My brain, normally full of ferrets, is now filled with pinching, angry crabs all screaming the same thing.
“YOU’RE GOING TO BE HOMELESS IN A STRANGE CITY!”
Fucking brain crabs.
You know what? Let’s not talk about them. Let’s also not talk about how I actually found the perfect house, only it was not a rental and the sale price was just over a million dollars—in case you’re wondering, the thing that made it perfect was a clause: the bed in the third floor bedroom must stay with the house and must not be removed from the bedroom.* But still, I do not have 1.2 million going spare to blow on a house that still needs work.**
Let us instead circle back to a thing I mentioned to you in a recent post. About how I’m a shit local friend?
Because I am. We are. We’re terrible friends to run into, say, at Target.
We were there picking up a card to go with the gift for a wedding we were attending that day, because we are also crap friends to invite to your wedding. I carefully picked a card that had just the right message and would fit in an envelope that matched the paper on the gift I’d already wrapped, then graciously let Husband pay for it.
ME: (walking away from registers) You used the card for that? Why would you—
ME: (looks) Oh. Kira!
KIRA: Hey. You guys left it to the last minute too, huh?
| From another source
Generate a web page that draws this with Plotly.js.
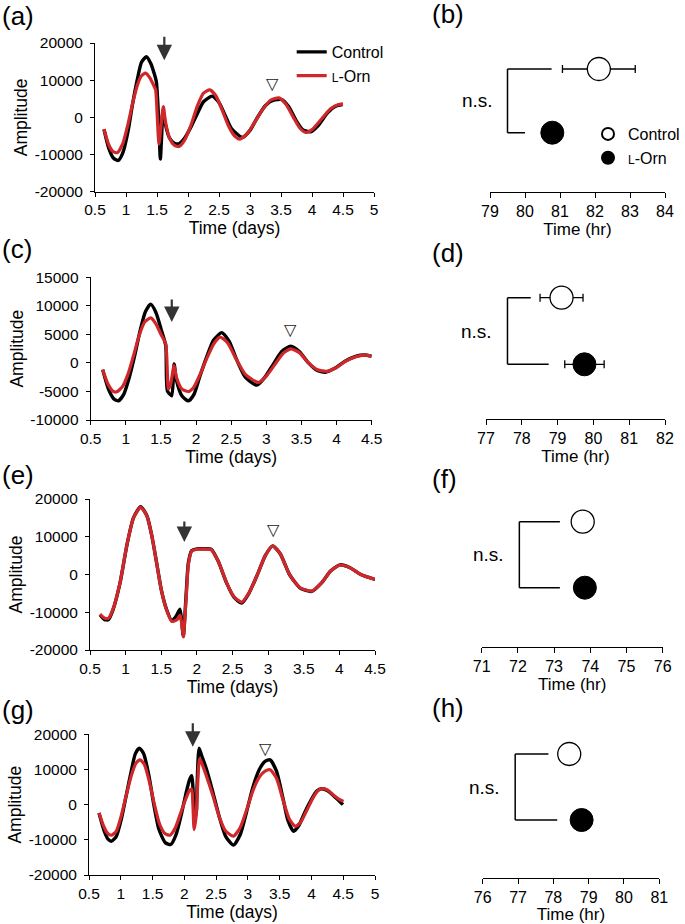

ME: We were just getting the card.
HIM: Ours is all wrapped and everything.
ME: I made the bow last night.
KIRA: Oh. Well. Shit.
ME: I wondered what you were pointing at. I was like, “I’m not gonna apply here—we’re moving!”
HIM: (laughs) Her reaction though. “Oh, did you guys forget too?”
ME: We just kept (poking gesture)
HIM: We really piled on.
ME: We are shit friends.
HIM: We’re shit local friends.
ME: It’s true. Well, I’m an EXCELLENT LONG-DISTANCE FRIEND. For all I know, you’re crap at it.
* Someone absolutely died in that bed and the room is 100% haunted now. How could I not want that house with every fiber of my being?
**Especially since ghosts are notorious for shirking their fair share of the DIY duties.